First time i used it was back in 1978 on the top of Beech Mt. NC. I went to visit there a couple of weeks ago and the building is still standing and everyone seemed happy and warm inside. I never liked it much myself and havn't seen much of it around here in the past 5 years. I guess the price of osb could change things.


----------



## PipeGuy (Oct 8, 2004)

There weren't two house built around here in the 80's that didn't use the stuff. That means that now'days it's part of many an $800K re-sale house.
The thing that's always struck me about it is that siding, thermoply and drywall doesn't make for a very secure home.
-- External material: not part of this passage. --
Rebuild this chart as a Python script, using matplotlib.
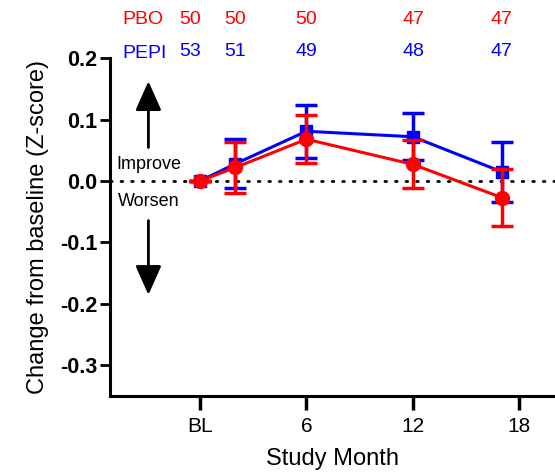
import matplotlib
matplotlib.use("Agg")
import matplotlib.pyplot as plt
from matplotlib.transforms import blended_transform_factory

plt.rcParams['font.family'] = ['Liberation Sans', 'DejaVu Sans']

months = [0, 2, 6, 12, 17]
tick_pos = [0, 6, 12, 18]
tick_labels = ['BL', '6', '12', '18']

pepi_mean = [0.0, 0.028, 0.081, 0.072, 0.015]
pepi_err = [0.0, 0.040, 0.043, 0.038, 0.049]
pbo_mean = [0.0, 0.022, 0.068, 0.027, -0.027]
pbo_err = [0.0, 0.041, 0.039, 0.039, 0.046]

pbo_n = [50, 50, 50, 47, 47]
pepi_n = [53, 51, 49, 48, 47]

fig = plt.figure(figsize=(5.55, 4.73), dpi=100)
ax = fig.add_axes([0.198, 0.163, 0.802, 0.714])

ax.axhline(0, color='black', lw=2, ls=(0, (0.6, 3.2)), dash_capstyle='round', zorder=1)

ax.errorbar(months, pepi_mean, yerr=pepi_err, color='#0000ff', marker='s', ms=9,
            lw=2.2, capsize=8, capthick=2.5, elinewidth=2.5, zorder=3)
ax.errorbar(months, pbo_mean, yerr=pbo_err, color='#ff0000', marker='o', ms=10,
            lw=2.2, capsize=8, capthick=2.5, elinewidth=2.5, zorder=4)

ax.set_xlim(-5.07, 20.0)
ax.set_ylim(-0.35, 0.2)
ax.set_yticks([0.2, 0.1, 0.0, -0.1, -0.2, -0.3])
ax.set_yticklabels(['0.2', '0.1', '0.0', '-0.1', '-0.2', '-0.3'], fontweight='bold', fontsize=15.5)
ax.set_xticks(tick_pos)
ax.set_xticklabels(tick_labels, fontsize=15)
ax.tick_params(axis='y', length=7, width=2, pad=2)
ax.tick_params(axis='x', length=10, width=2.5, pad=5)
for s in ['top', 'right']:
    ax.spines[s].set_visible(False)
for s in ['left', 'bottom']:
    ax.spines[s].set_linewidth(2.2)

ax.set_ylabel('Change from baseline (Z-score)', fontsize=17, labelpad=8)
ax.set_xlabel('Study Month', fontsize=17, labelpad=9)

# Improve / Worsen annotations
ax.annotate('', xy=(-2.9, 0.167), xytext=(-2.9, 0.05),
            arrowprops=dict(arrowstyle='-|>,head_length=1.8,head_width=0.8', color='black', lw=2))
ax.annotate('', xy=(-2.9, -0.19), xytext=(-2.9, -0.06),
            arrowprops=dict(arrowstyle='-|>,head_length=1.8,head_width=0.8', color='black', lw=2))
ax.text(-2.9, 0.027, 'Improve', ha='center', va='center', fontsize=13)
ax.text(-2.9, -0.034, 'Worsen', ha='center', va='center', fontsize=13)

# N labels
tr = blended_transform_factory(ax.transData, fig.transFigure)
fig.text(143 / 555, 1 - 20 / 473, 'PBO', color='#ff0000', fontsize=14, ha='center', va='center')
fig.text(145 / 555, 1 - 53 / 473, 'PEPI', color='#0000ff', fontsize=14, ha='center', va='center')
for i, (m, a, b) in enumerate(zip(months, pbo_n, pepi_n)):
    xx = m - 0.55 if i == 0 else m
    ax.text(xx, 1 - 20 / 473, str(a), color='#ff0000', fontsize=14, ha='center', va='center', transform=tr)
    ax.text(xx, 1 - 52 / 473, str(b), color='#0000ff', fontsize=14, ha='center', va='center', transform=tr)

fig.savefig('out.png', dpi=100)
You can pretty much kick through the wall section.


----------



## FireballBrick (Oct 14, 2005)

Pipe, talking about kicking thru the wall, there is a juvenile hall here that is a stucco building. They have escapes all the time by kids just digging thru the wall.... Thermoply rates right up there with stucco for me! 
Adrienne


----------



## BuildJack (Nov 17, 2006)

*Thermply*

I was interested in using this stuff so I ran some searches and came across this blog. Interesting discussion, I'm inclined to think about the guy who said he saw the house that was built in 1978 and it's still standing. One of my HBA fellow members swears by the stuff. He claims that it may seem thin but that you can't simply knock a hole in it. I guess hte best way to find out is to use it and see for myself...


----------



## cssconstruct (Jun 19, 2006)

We used it on the last house we built and as long as osb stays under $20 a sheet I will never use it again. You are only supposed to use it when you are bricking the whole exterior. It is rated structural but the inspectors here still require t-bracing. Also it is not as thick(obviously) as osb so all doors need to spaced out accordingly, windows can be dealt with in the jamb. The only thing good about it is the price, but with the price of osb being as low as it is right now, do not waste your time. Also they recommend that you do not use wrap with this product, and you have to(at least here in knoxville)tape all seams.


----------



## eeCurtis (Nov 24, 2006)

I remember this stuff. The silly thing is that the insulated board gives about 1.3 R-Value/inch and regular OSB gives 0.6/inch. Considering both the above values assume 1/2 inch material, it's a very small thermal difference.

Taping the joints is what makes the real difference...but then again house wrap is also ment reduce air movement.


----------